Can We Trust a Black-box LLM? LLM Untrustworthy Boundary Detection via Bias-Diffusion and Multi-Agent Reinforcement Learning

arXiv cs.AI / 4/8/2026

💬 OpinionSignals & Early TrendsIdeas & Deep AnalysisModels & Research

Key Points

  • The paper studies when a black-box LLM can be trusted, focusing on detecting “untrustworthy boundaries” over topics rather than judging answers directly.
  • It introduces GMRL-BD, an algorithm that uses multiple reinforcement learning agents and a Wikipedia-derived knowledge graph to locate topics where an LLM is likely to produce biased responses under query constraints.
  • Experiments indicate the method can identify these untrustworthy topic regions using only limited numbers of LLM queries, making it practical for black-box settings.
  • The authors also released a new dataset covering several popular LLMs (e.g., Llama2, Vicuna, Falcon, Qwen2, Gemma2, Yi-1.5) with labeled topic areas where each model tends to be biased.

Abstract

Large Language Models (LLMs) have shown a high capability in answering questions on a diverse range of topics.

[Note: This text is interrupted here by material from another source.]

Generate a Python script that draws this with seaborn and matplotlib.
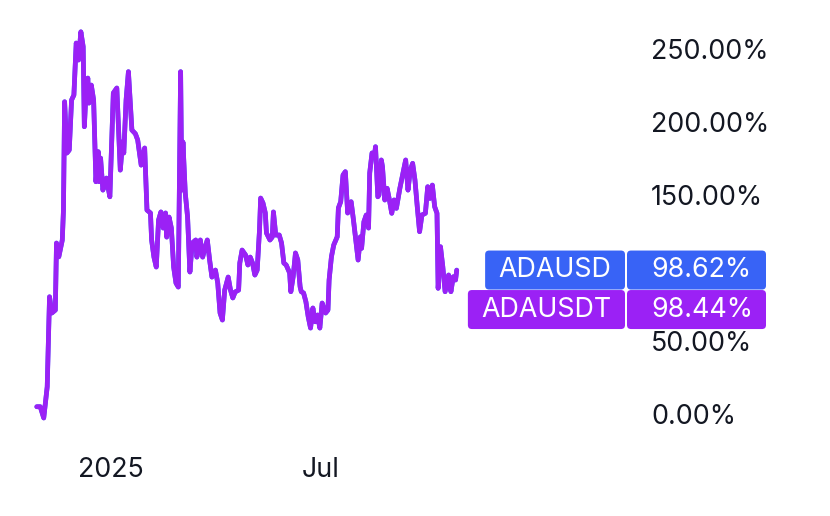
import matplotlib
matplotlib.use("Agg")
import matplotlib.pyplot as plt
from matplotlib.patches import FancyBboxPatch
from matplotlib.transforms import IdentityTransform
import seaborn as sns
import pandas as pd

# days counted from 2025-01-01
days_from_2025 = [
    -64, -61, -58, -55, -53, -51, -48, -47, -45, -42, -41, -40, -38, -36, -34, -32,
    -30, -28, -26, -24, -23, -22, -20, -19, -17, -15, -13, -11, -10, -9, -7, -4, -1,
    2, 5, 8, 10, 11, 13, 15, 18, 21, 23, 26, 29, 31, 34, 35, 37, 39, 41, 43, 45, 47,
    48, 50, 52, 54, 56, 58, 60, 61, 62, 64, 66, 68, 70, 73, 74, 77, 79, 81, 83, 85,
    87, 90, 92, 94, 96, 98, 101, 103, 105, 107, 110, 111, 113, 116, 118, 120, 122,
    124, 126, 128, 129, 131, 133, 134, 137, 139, 140, 142, 145, 147, 149, 151, 154,
    155, 157, 159, 161, 163, 164, 166, 168, 170, 172, 174, 176, 178, 180, 182, 185,
    187, 188, 190, 192, 195, 196, 198, 200, 202, 204, 207, 209, 211, 213, 215, 216,
    218, 220, 222, 223, 225, 227, 228, 230, 231, 233, 234, 236, 238, 240, 242, 244,
    246, 249, 251, 254, 256, 258, 260, 262, 264, 266, 268, 271, 273, 275, 277, 279,
    281, 282, 284, 286, 288, 291, 293, 295, 297, 298,
]

# percent change, ADAUSDT
adausdt = [
    5.0, 5.0, -2.7, 18.7, 80.3, 69.2, 71.2, 117.1, 107.7, 119.2, 139.7, 213.9, 178.8,
    180.8, 215.1, 218.5, 254.1, 242.5, 261.8, 251.6, 196.8, 213.0, 230.1, 213.0, 225.3,
    215.1, 159.1, 179.7, 159.1, 175.3, 153.4, 161.6, 148.8,
    219.9, 223.3, 167.1, 186.5, 178.8, 215.1, 234.5, 194.5, 192.0, 187.7, 170.5, 182.2,
    139.7, 137.7, 119.2, 107.5, 100.7, 132.9, 138.4, 127.4, 137.7,
    121.2, 134.9, 127.4, 100.7, 89.7, 87.0, 234.5, 153.4, 186.3, 151.4, 134.9, 97.3,
    117.1, 119.2, 107.5, 119.2, 107.5, 113.7, 119.2, 105.5,
    93.8, 98.6, 89.7, 69.2, 64.4, 84.9, 93.8, 84.9, 79.5, 83.6, 84.9, 103.4, 112.3,
    108.9, 102.1, 107.5, 103.4,
    95.2, 98.6, 126.0, 147.9, 144.5, 137.7, 124.0, 119.2, 121.2, 138.4, 122.6, 122.6,
    117.1, 103.4, 102.1, 96.6,
    83.8, 94.0, 110.3, 105.5, 87.2, 83.8, 82.9, 76.9, 66.6, 58.9, 72.6, 63.2, 67.8,
    58.9, 76.0, 69.2,
    71.2, 91.8, 107.7, 115.8, 121.4, 141.1, 145.4, 163.7, 166.0, 137.7, 145.4, 132.9,
    119.2, 105.5, 121.4, 113.5,
    131.7, 136.3, 127.4, 165.1, 178.8, 176.2, 183.1, 148.8, 150.0, 174.0, 169.4, 146.6,
    154.6, 146.6, 137.5, 146.6,
    140.9, 154.6, 162.5, 174.0, 153.4, 167.1, 171.7, 160.3, 142.0, 124.9, 136.3, 137.5,
    155.7, 147.7, 156.8, 142.0,
    137.5, 86.1, 114.6, 100.9, 83.8, 95.2, 83.8, 94.0, 91.8, 98.44,
]
# ADAUSD runs right under ADAUSDT, only the last print differs
adausd = adausdt[:-1] + [98.62]

symbols = ["ADAUSD", "ADAUSDT"]
last_values = [98.62, 98.44]
y_ticks = [0, 50, 100, 150, 200, 250]
x_tick_dates = ["2025-01-01", "2025-07-01"]
x_tick_labels = ["2025", "Jul"]

BLUE = "#3863F6"
PURPLE = "#9B21F5"
INK = "#131722"
FS = 19.3

sns.set_theme(style="white")
plt.rcParams["font.family"] = ["Inter", "DejaVu Sans"]

base = pd.Timestamp("2025-01-01")
dates = base + pd.to_timedelta(days_from_2025, unit="D")
n = len(dates)
df = pd.DataFrame({
    "date": list(dates) * 2,
    "change": adausd + adausdt,
    "symbol": ["ADAUSD"] * n + ["ADAUSDT"] * n,
})

fig = plt.figure(figsize=(8.3, 5.16), dpi=100)
ax = fig.add_axes([0, 76 / 516, 640 / 830, 440 / 516])

sns.lineplot(data=df, x="date", y="change", hue="symbol", hue_order=symbols,
             palette={"ADAUSD": BLUE, "ADAUSDT": PURPLE}, estimator=None,
             linewidth=3.4, legend=False, ax=ax,
             solid_capstyle="round", solid_joinstyle="round")

ax.set_xlim(base + pd.Timedelta(days=-95.7), base + pd.Timedelta(days=456))
ax.set_ylim(-17.8, 283.6)

ax.yaxis.tick_right()
ax.set_yticks(y_ticks)
ax.set_yticklabels([f"{v:.2f}%" for v in y_ticks])
ax.set_xticks(pd.to_datetime(x_tick_dates))
ax.set_xticklabels(x_tick_labels)
ax.tick_params(axis="both", length=0, labelsize=FS, labelcolor=INK)
ax.tick_params(axis="y", pad=8)
ax.tick_params(axis="x", pad=12)
ax.set_xlabel("")
ax.set_ylabel("")
ax.grid(False)
sns.despine(ax=ax, left=True, bottom=True)

# last-value tags pinned on the price scale
renderer = fig.canvas.get_renderer()
ident = IdentityTransform()
y0 = ax.transData.transform((0, last_values[0]))[1]
for i, (name, val, color) in enumerate(zip(symbols, last_values, [BLUE, PURPLE])):
    yc = y0 - i * 39.5
    val_box = FancyBboxPatch((627, yc - 19.5), 139, 39,
                             boxstyle="round,pad=0,rounding_size=4",
                             fc=color, ec="none", transform=ident)
    fig.add_artist(val_box)
    t = fig.text(0, yc, name, transform=ident, ha="center", va="center",
                 color="white", fontsize=FS)
    w = t.get_window_extent(renderer).width
    left = 625 - (w + 27)
    name_box = FancyBboxPatch((left, yc - 19.5), w + 27, 39,
                              boxstyle="round,pad=0,rounding_size=4",
                              fc=color, ec="none", transform=ident)
    fig.add_artist(name_box)
    t.set_x(left + (w + 27) / 2)
    t.set_zorder(5)
    fig.text(651, yc, f"{val:.2f}%", transform=ident, ha="left", va="center",
             color="white", fontsize=FS, zorder=5)

fig.savefig("out.png", dpi=100)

However, these models sometimes produce biased, ideologized or incorrect responses, limiting their applications if there is no clear understanding of which topics their answers can be trusted. In this research, we introduce a novel algorithm, named as GMRL-BD, designed to identify the untrustworthy boundaries (in terms of topics) of a given LLM, with black-box access to the LLM and under specific query constraints. Based on a general Knowledge Graph (KG) derived from Wikipedia, our algorithm incorporates with multiple reinforcement learning agents to efficiently identify topics (some nodes in KG) where the LLM is likely to generate biased answers. Our experiments demonstrated the efficiency of our algorithm, which can detect the untrustworthy boundary with just limited queries to the LLM. Additionally, we have released a new dataset containing popular LLMs including Llama2, Vicuna, Falcon, Qwen2, Gemma2 and Yi-1.5, along with labels indicating the topics on which each LLM is likely to be biased.